In an ominous note for any publisher, Riker
indicated that most literate Hoosiers, at least the ones who buy books, would
not accept the book “as a true picture of Indiana, and a good many of them, I
am afraid, will object to the constant damning by innuendo of the conservative
elements in the State, which are pretty large and may even be in the majority.”
Published
in the fall of 1947, Martin’s Indiana: An Interpretation failed to win approval from local critics, who seemed put
off by the author’s attempt to examine the idea of Indiana and Hoosiers held by
the rest of the nation; a conception, a good deal of which, Martin argued, was a
myth of “Indiana as a pleasant, rather rural place inhabited by people who are
confident, prosperous, neighborly, easygoing, tolerant, shrewd.”
Henry Butler,
writing in the Times, offered an
accurate assessment of the view many people in the state had of the book when
he noted that true believers seldom liked to have their “articles of faith
described as myth. And though the Indiana myth is no more fantastic than many
phases of the greater American myth, of which it is a part, such a description
of Hoosierism may strike some as offensive.”
Martin
viewed the 1880s and 1890s as the state’s golden age, when Hoosiers were
“confident of the future.” After the 1900s, he said, the state had suffered
from a “hardening of the arteries” and had lost its way. Between World War I
and World War II the magic and wonder of Indiana’s past—James Whitcomb Riley’s
poetry and Elwood Haynes’s inventiveness, for example—had disappeared from the
scene to be replaced by robed figures from the Ku Klux Klan. “A suspicion had
arisen that bigotry, ignorance, and hysteria were as much a part of the Hoosier
character as were conservatism and steadfastness and common sense,” Martin
wrote. “One of Indiana’s chief exports had long been ideas, but so many of
these had turned out to be wrong-headed, wicked, or useless.” Not surprisingly,
as he noted in his memoirs, the book “sold poorly.”
In
spite of these setbacks, Martin’s book has survived to become a modern Indiana classic. It should hold a place of
honor on the bookshelf of any historian of Indiana and the Midwest as a volume
that, as Martin noted, introduced to its readers the “down-to-earth
hard-to-beat Hoosier, a shrewd salesman at heart” who emerged during the
twentieth century. American historian and political insider Arthur M. Schlesinger
Jr., a Martin friend and fellow speechwriter for Democratic presidential
candidate Adlai Stevenson, considered Indiana:
An Interpretation to be “the best book on Indiana,” and Indiana University
Press republished the book in 1992 and recently released a bicentennial
edition.
Was
Martin correct in the assessment of the Hoosier State he outlined in his book?
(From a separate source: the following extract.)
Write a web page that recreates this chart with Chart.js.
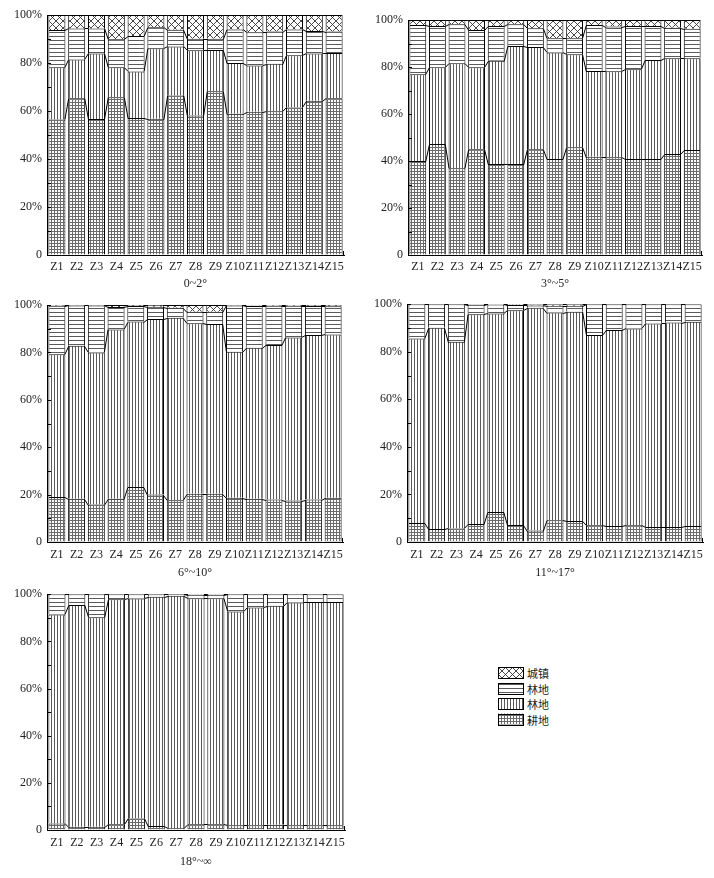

Did he speak accurately when he warned U.S. Senator Robert F. Kennedy during
his run for the Indiana Democratic presidential primary in 1968 that Hoosiers
were “phlegmatic, skeptical, hard to move, with a ‘show-me’ attitude”? Readers
then and now may disagree with Martin’s conclusions, but at least he had the nerve
to delve into the question of what it means to be a Hoosier—the character of
people in the state—rather than another tired rehash of the word’s etymology.